▶ **To be done**
Write the records below out again exactly as given, with no images.
>> Start
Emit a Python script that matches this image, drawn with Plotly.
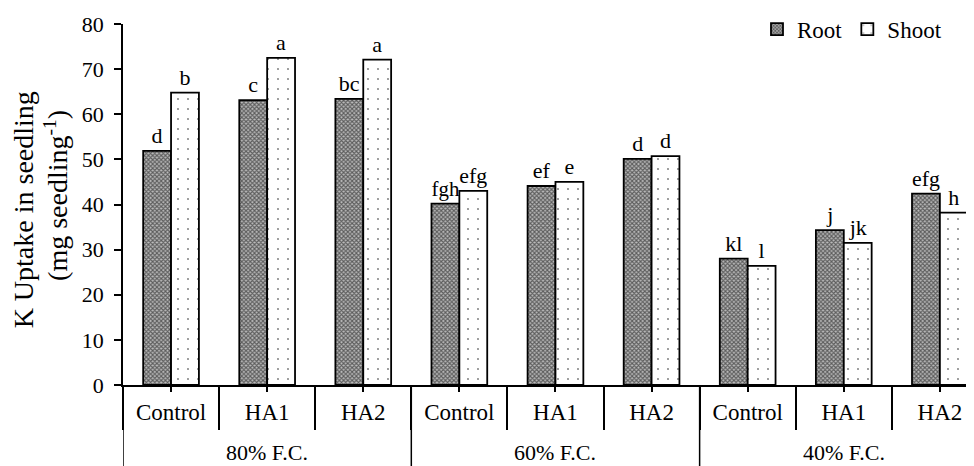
import plotly.graph_objects as go

levels = ["80% F.C.", "60% F.C.", "40% F.C."]
treatments = ["Control", "HA1", "HA2"]
root = [51.9, 63.1, 63.4, 40.2, 44.1, 50.1, 28.0, 34.3, 42.4]
shoot = [64.8, 72.5, 72.1, 43.0, 45.0, 50.7, 26.4, 31.5, 38.2]
root_letters = ["d", "c", "bc", "fgh", "ef", "d", "kl", "j", "efg"]
shoot_letters = ["b", "a", "a", "efg", "e", "d", "l", "jk", "h"]

FONT = "Liberation Serif, Times New Roman, serif"
keys = [f"{lv}|{tr}" for lv in levels for tr in treatments]
ticktext = [tr for lv in levels for tr in treatments]
n_in = len(treatments)

fig = go.Figure()
fig.add_trace(go.Bar(
    x=keys, y=root, name="Root", text=root_letters, textposition="outside",
    textfont=dict(size=22, color="black", family=FONT), cliponaxis=False,
    marker=dict(color="#aaaaaa", line=dict(color="black", width=1.8),
                pattern=dict(shape="x", size=3, solidity=0.6, fgcolor="#000000", bgcolor="#bbbbbb")),
))
fig.add_trace(go.Bar(
    x=keys, y=shoot, name="Shoot", text=shoot_letters, textposition="outside",
    textfont=dict(size=22, color="black", family=FONT), cliponaxis=False,
    marker=dict(color="white", line=dict(color="black", width=1.8),
                pattern=dict(shape=".", size=10, solidity=0.03, fgcolor="black", bgcolor="white")),
))
fig.add_trace(go.Scatter(x=[0], y=[0], xaxis="x2", yaxis="y", mode="markers",
                         marker=dict(opacity=0), showlegend=False, hoverinfo="skip"))

W, H = 966, 458
ML, MR, MT, MB = 115, 0, 16, 81
PH = H - MT - MB
rng = [-0.5, 8.355]
shapes = []
annotations = []
for g, lv in enumerate(levels):
    left = g * n_in - 0.5
    shapes.append(dict(type="line", xref="x", yref="paper", x0=left, x1=left, y0=0, y1=-MB / PH,
                       line=dict(color="black", width=1.5)))
    annotations.append(dict(text=lv, xref="x", yref="paper", x=g * n_in + (n_in - 1) / 2, y=-0.186,
                            xanchor="center", yanchor="middle", showarrow=False,
                            font=dict(size=22, family=FONT, color="black")))
shapes.append(dict(type="line", xref="x", yref="paper", x0=len(keys) - 0.5, x1=len(keys) - 0.5,
                   y0=0, y1=-MB / PH, line=dict(color="black", width=1.5)))
annotations.append(dict(text="K Uptake in seedling", textangle=-90,
                        xref="paper", yref="paper", x=-0.117, y=0.485, xanchor="center", yanchor="middle",
                        showarrow=False, font=dict(size=28, family=FONT, color="black")))
annotations.append(dict(text="(mg seedling<sup>-1</sup>)", textangle=-90,
                        xref="paper", yref="paper", x=-0.079, y=0.526, xanchor="center", yanchor="middle",
                        showarrow=False, font=dict(size=28, family=FONT, color="black")))

fig.update_layout(
    width=W, height=H,
    margin=dict(l=ML, r=MR, t=MT, b=MB, autoexpand=False),
    paper_bgcolor="white", plot_bgcolor="white",
    font=dict(family=FONT, size=22, color="black"),
    barmode="group", bargap=0.42, bargroupgap=0,
    showlegend=True,
    legend=dict(orientation="h", x=0.745, y=1.045, xanchor="left", yanchor="top",
                font=dict(size=23, family=FONT), bgcolor="rgba(0,0,0,0)",
                itemwidth=30, tracegroupgap=0),
    xaxis=dict(type="category", range=rng, showline=True, linecolor="black", linewidth=1.5,
               tickvals=keys, ticktext=ticktext, automargin=False, ticklabelstandoff=6,
               ticks="outside", tickson="boundaries", ticklen=43, tickwidth=1.5, tickcolor="black",
               tickfont=dict(size=23, family=FONT, color="black"), showgrid=False, zeroline=False),
    xaxis2=dict(overlaying="x", anchor="y", range=rng, tickvals=list(range(len(keys))),
                ticks="outside", ticklen=6, tickwidth=1.5, tickcolor="black",
                showticklabels=False, showgrid=False, zeroline=False, showline=False),
    yaxis=dict(range=[0, 80], dtick=10, showline=True, linecolor="black", linewidth=1.5,
               ticks="outside", ticklen=7, tickwidth=1.5, tickcolor="black", automargin=False,
               ticklabelstandoff=6,
               tickfont=dict(size=22, family=FONT), showgrid=False, zeroline=False),
    shapes=shapes,
    annotations=annotations,
)
fig.write_html("out.html")
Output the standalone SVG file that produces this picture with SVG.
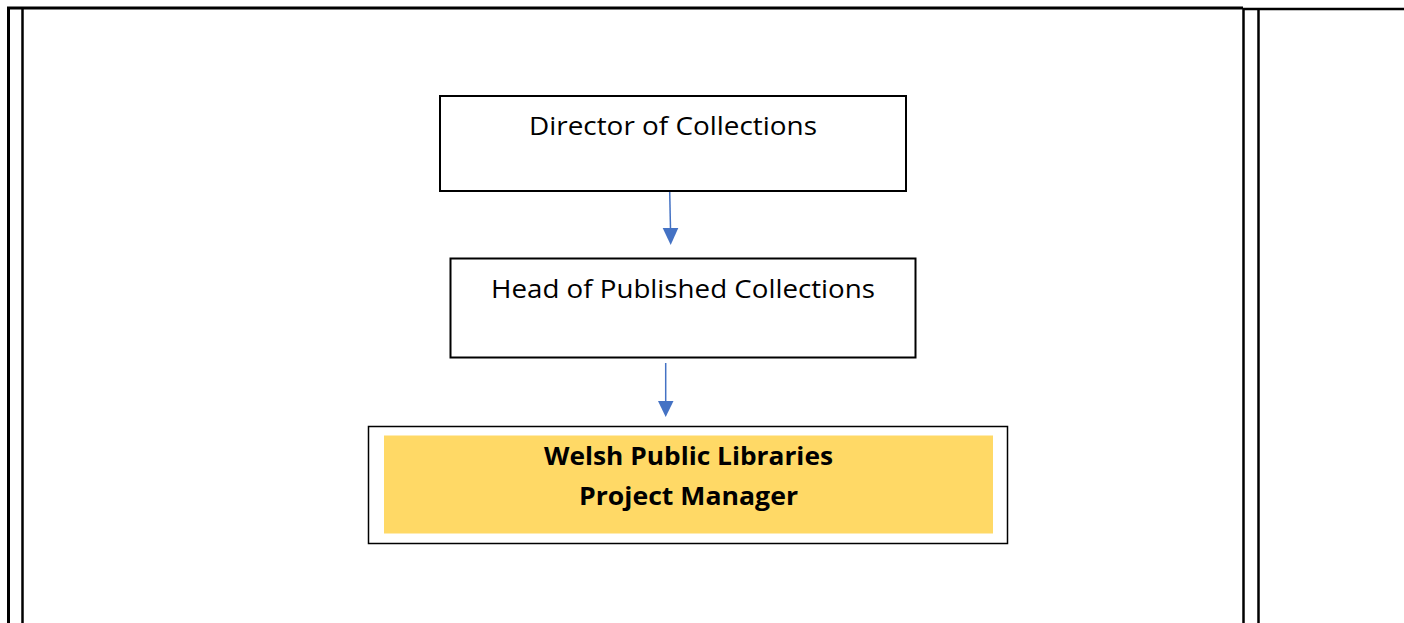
<svg xmlns="http://www.w3.org/2000/svg" width="1404" height="623" viewBox="0 0 1404 623">
<defs>
<style>
.frame{stroke:#000;fill:none}
.box{fill:#fff;stroke:#000;stroke-width:2}
.lbl{font-family:"Open Sans","Noto Sans",sans-serif;font-size:25px;fill:#000;text-anchor:middle}
.bold{font-weight:bold}
.conn{stroke:#4472C4;stroke-width:1.5;fill:none}
.head{fill:#4472C4}
</style>
</defs>
<g id="table">
<line class="frame" x1="7" y1="8" x2="1243" y2="8" stroke-width="3"/>
<line class="frame" x1="1243" y1="9" x2="1404" y2="9" stroke-width="2.5"/>
<line class="frame" x1="8.5" y1="7" x2="8.5" y2="623" stroke-width="3"/>
<line class="frame" x1="22.5" y1="8" x2="22.5" y2="623" stroke-width="2.5"/>
<line class="frame" x1="1243.5" y1="8" x2="1243.5" y2="623" stroke-width="2.5"/>
<line class="frame" x1="1258.5" y1="8" x2="1258.5" y2="623" stroke-width="2.5"/>
</g>
<g id="director">
<rect class="box" x="440" y="96" width="466" height="95"/>
<text class="lbl" x="673" y="135" textLength="288" lengthAdjust="spacingAndGlyphs">Director of Collections</text>
</g>
<g id="head">
<rect class="box" x="450.5" y="258.5" width="465" height="99"/>
<text class="lbl" x="683" y="298" textLength="384" lengthAdjust="spacingAndGlyphs">Head of Published Collections</text>
</g>
<g id="manager">
<rect x="368.5" y="426.5" width="639" height="117" fill="#fff" stroke="#000" stroke-width="1.5"/>
<rect x="384" y="435.5" width="609" height="98" fill="#FFD966"/>
<text class="lbl bold" x="688.5" y="465" textLength="289" lengthAdjust="spacingAndGlyphs">Welsh Public Libraries</text>
<text class="lbl bold" x="688.5" y="505" textLength="219" lengthAdjust="spacingAndGlyphs">Project Manager</text>
</g>
<g id="connectors">
<line class="conn" x1="669.7" y1="192" x2="670.5" y2="229"/>
<polygon class="head" points="662.7,228 678.3,228 670.7,245"/>
<line class="conn" x1="665.7" y1="363" x2="665.7" y2="402"/>
<polygon class="head" points="658,401 673.5,401 665.7,417"/>
</g>
</svg>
>> End
▶ **Answer to the problem**
Emit a Python script that matches this image, drawn with Plotly.
import plotly.graph_objects as go

levels = ["80% F.C.", "60% F.C.", "40% F.C."]
treatments = ["Control", "HA1", "HA2"]
root = [51.9, 63.1, 63.4, 40.2, 44.1, 50.1, 28.0, 34.3, 42.4]
shoot = [64.8, 72.5, 72.1, 43.0, 45.0, 50.7, 26.4, 31.5, 38.2]
root_letters = ["d", "c", "bc", "fgh", "ef", "d", "kl", "j", "efg"]
shoot_letters = ["b", "a", "a", "efg", "e", "d", "l", "jk", "h"]

FONT = "Liberation Serif, Times New Roman, serif"
keys = [f"{lv}|{tr}" for lv in levels for tr in treatments]
ticktext = [tr for lv in levels for tr in treatments]
n_in = len(treatments)

fig = go.Figure()
fig.add_trace(go.Bar(
    x=keys, y=root, name="Root", text=root_letters, textposition="outside",
    textfont=dict(size=22, color="black", family=FONT), cliponaxis=False,
    marker=dict(color="#aaaaaa", line=dict(color="black", width=1.8),
                pattern=dict(shape="x", size=3, solidity=0.6, fgcolor="#000000", bgcolor="#bbbbbb")),
))
fig.add_trace(go.Bar(
    x=keys, y=shoot, name="Shoot", text=shoot_letters, textposition="outside",
    textfont=dict(size=22, color="black", family=FONT), cliponaxis=False,
    marker=dict(color="white", line=dict(color="black", width=1.8),
                pattern=dict(shape=".", size=10, solidity=0.03, fgcolor="black", bgcolor="white")),
))
fig.add_trace(go.Scatter(x=[0], y=[0], xaxis="x2", yaxis="y", mode="markers",
                         marker=dict(opacity=0), showlegend=False, hoverinfo="skip"))

W, H = 966, 458
ML, MR, MT, MB = 115, 0, 16, 81
PH = H - MT - MB
rng = [-0.5, 8.355]
shapes = []
annotations = []
for g, lv in enumerate(levels):
    left = g * n_in - 0.5
    shapes.append(dict(type="line", xref="x", yref="paper", x0=left, x1=left, y0=0, y1=-MB / PH,
                       line=dict(color="black", width=1.5)))
    annotations.append(dict(text=lv, xref="x", yref="paper", x=g * n_in + (n_in - 1) / 2, y=-0.186,
                            xanchor="center", yanchor="middle", showarrow=False,
                            font=dict(size=22, family=FONT, color="black")))
shapes.append(dict(type="line", xref="x", yref="paper", x0=len(keys) - 0.5, x1=len(keys) - 0.5,
                   y0=0, y1=-MB / PH, line=dict(color="black", width=1.5)))
annotations.append(dict(text="K Uptake in seedling", textangle=-90,
                        xref="paper", yref="paper", x=-0.117, y=0.485, xanchor="center", yanchor="middle",
                        showarrow=False, font=dict(size=28, family=FONT, color="black")))
annotations.append(dict(text="(mg seedling<sup>-1</sup>)", textangle=-90,
                        xref="paper", yref="paper", x=-0.079, y=0.526, xanchor="center", yanchor="middle",
                        showarrow=False, font=dict(size=28, family=FONT, color="black")))

fig.update_layout(
    width=W, height=H,
    margin=dict(l=ML, r=MR, t=MT, b=MB, autoexpand=False),
    paper_bgcolor="white", plot_bgcolor="white",
    font=dict(family=FONT, size=22, color="black"),
    barmode="group", bargap=0.42, bargroupgap=0,
    showlegend=True,
    legend=dict(orientation="h", x=0.745, y=1.045, xanchor="left", yanchor="top",
                font=dict(size=23, family=FONT), bgcolor="rgba(0,0,0,0)",
                itemwidth=30, tracegroupgap=0),
    xaxis=dict(type="category", range=rng, showline=True, linecolor="black", linewidth=1.5,
               tickvals=keys, ticktext=ticktext, automargin=False, ticklabelstandoff=6,
               ticks="outside", tickson="boundaries", ticklen=43, tickwidth=1.5, tickcolor="black",
               tickfont=dict(size=23, family=FONT, color="black"), showgrid=False, zeroline=False),
    xaxis2=dict(overlaying="x", anchor="y", range=rng, tickvals=list(range(len(keys))),
                ticks="outside", ticklen=6, tickwidth=1.5, tickcolor="black",
                showticklabels=False, showgrid=False, zeroline=False, showline=False),
    yaxis=dict(range=[0, 80], dtick=10, showline=True, linecolor="black", linewidth=1.5,
               ticks="outside", ticklen=7, tickwidth=1.5, tickcolor="black", automargin=False,
               ticklabelstandoff=6,
               tickfont=dict(size=22, family=FONT), showgrid=False, zeroline=False),
    shapes=shapes,
    annotations=annotations,
)
fig.write_html("out.html")
Output the standalone SVG file that produces this picture with SVG.
<svg xmlns="http://www.w3.org/2000/svg" width="1404" height="623" viewBox="0 0 1404 623">
<defs>
<style>
.frame{stroke:#000;fill:none}
.box{fill:#fff;stroke:#000;stroke-width:2}
.lbl{font-family:"Open Sans","Noto Sans",sans-serif;font-size:25px;fill:#000;text-anchor:middle}
.bold{font-weight:bold}
.conn{stroke:#4472C4;stroke-width:1.5;fill:none}
.head{fill:#4472C4}
</style>
</defs>
<g id="table">
<line class="frame" x1="7" y1="8" x2="1243" y2="8" stroke-width="3"/>
<line class="frame" x1="1243" y1="9" x2="1404" y2="9" stroke-width="2.5"/>
<line class="frame" x1="8.5" y1="7" x2="8.5" y2="623" stroke-width="3"/>
<line class="frame" x1="22.5" y1="8" x2="22.5" y2="623" stroke-width="2.5"/>
<line class="frame" x1="1243.5" y1="8" x2="1243.5" y2="623" stroke-width="2.5"/>
<line class="frame" x1="1258.5" y1="8" x2="1258.5" y2="623" stroke-width="2.5"/>
</g>
<g id="director">
<rect class="box" x="440" y="96" width="466" height="95"/>
<text class="lbl" x="673" y="135" textLength="288" lengthAdjust="spacingAndGlyphs">Director of Collections</text>
</g>
<g id="head">
<rect class="box" x="450.5" y="258.5" width="465" height="99"/>
<text class="lbl" x="683" y="298" textLength="384" lengthAdjust="spacingAndGlyphs">Head of Published Collections</text>
</g>
<g id="manager">
<rect x="368.5" y="426.5" width="639" height="117" fill="#fff" stroke="#000" stroke-width="1.5"/>
<rect x="384" y="435.5" width="609" height="98" fill="#FFD966"/>
<text class="lbl bold" x="688.5" y="465" textLength="289" lengthAdjust="spacingAndGlyphs">Welsh Public Libraries</text>
<text class="lbl bold" x="688.5" y="505" textLength="219" lengthAdjust="spacingAndGlyphs">Project Manager</text>
</g>
<g id="connectors">
<line class="conn" x1="669.7" y1="192" x2="670.5" y2="229"/>
<polygon class="head" points="662.7,228 678.3,228 670.7,245"/>
<line class="conn" x1="665.7" y1="363" x2="665.7" y2="402"/>
<polygon class="head" points="658,401 673.5,401 665.7,417"/>
</g>
</svg>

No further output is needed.